The scene at the centre of the controversy – which led to the Royal Court becoming a private club in order to show it – has lost none of its shock value more than 40 years on, but it would be a mistake to reduce this play to this scene alone. Bond’s play is seminal for a reason, it is a powerful glimpse of humanity at its worst and the really shocking thing is how every scene rings horrifyingly true.
Set in South London, much of Saved takes place in the home of Mary (Susan Brown) and Harry (Michael Feast), a middle-aged married couple who have never talked or acknowledged one another in the whole of their daughter Pam’s existence. When Pam (Lia Saville) picks up the hapless Len (Morgan Watkins), he is taken back to the house for sex and ends up staying for life.
But, as Pam questions in one of the final, most desperate scenes in the play, could you call it a life? It’s more a groundhog day of rows, arguments, seething resentment and violence. With no money, no jobs and no incentive to give anything back to society, Bond paints a bleak picture of working class life.
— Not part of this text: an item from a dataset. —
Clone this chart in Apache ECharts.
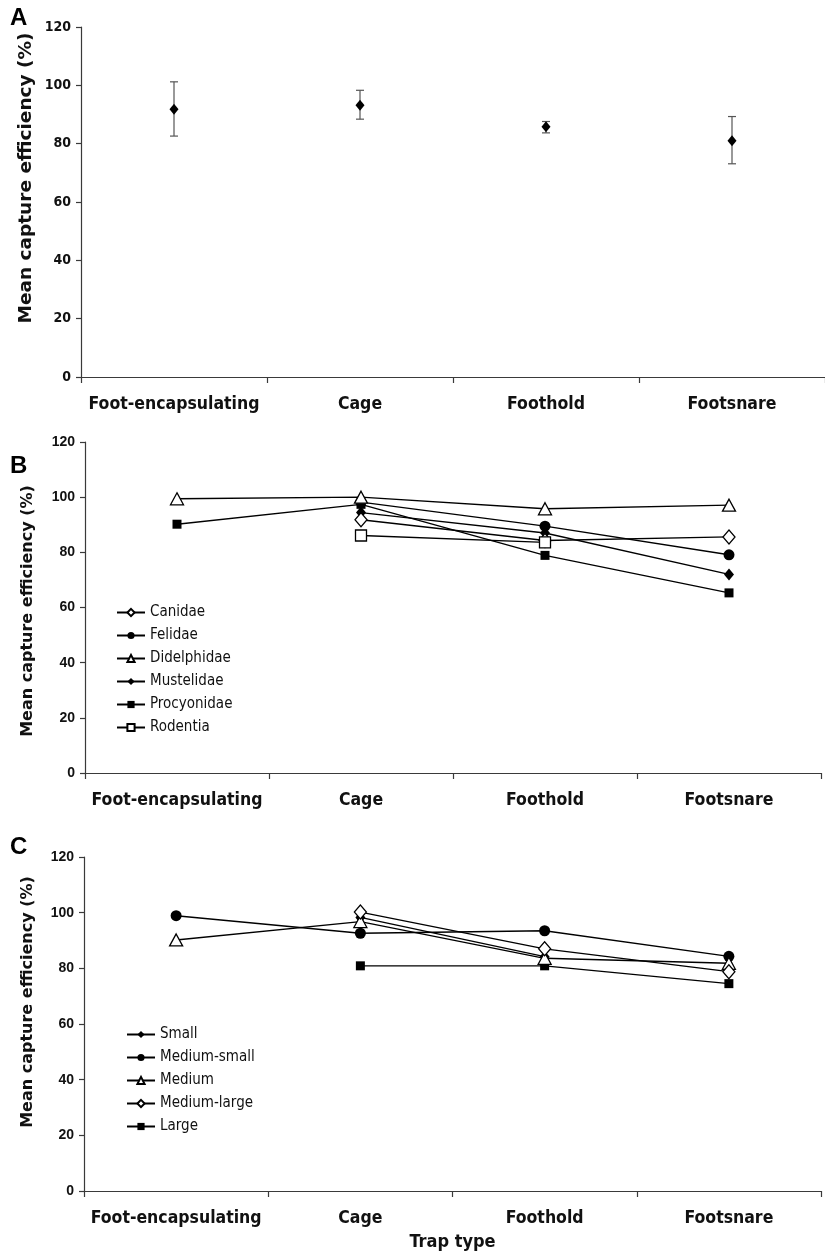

There are countless scenes that leave you reeling as the dysfunctional family’s apathy towards one another becomes increasingly horrifying. In one, Pam applies a full face of make-up as her new born baby screams itself hoarse, calmly turning up the television to block out the sound. In another, a lost copy of the Radio Times leads to a screaming match so intense that every word pushes Len a fraction closer to throwing a punch as Pam pushes every one of his buttons to the absolute, excruciating limit. All the while Harry stands ironing on the other side of the room, utterly unmoved.
This is one of the many subtleties that Holmes’s direction pinpoints, with each member of the capable cast moving almost painfully silently and slowly until sudden surges of adrenaline cause them to accelerate, words falling out of their mouths at a speed their brains can barely keep up with, allowing the action to spiral out of control before a sudden loaded silent ensues once more.
And of the scene that made Saved a cause célèbre? Bond’s believable dialogue combined with Holmes’s understated direction ensures it is in no way gratuitous. As a pinch turns into a punch, spitting to stoning, it is undeniably difficult to watch but somehow less shocking than Pam’s later apathetic and misguided reaction to her child’s death.
Bond recently claimed that his play’s snapshot of a disillusioned nation could have predicted the recent riots. If David Cameron would like to attend, I’d happily pay for his ticket.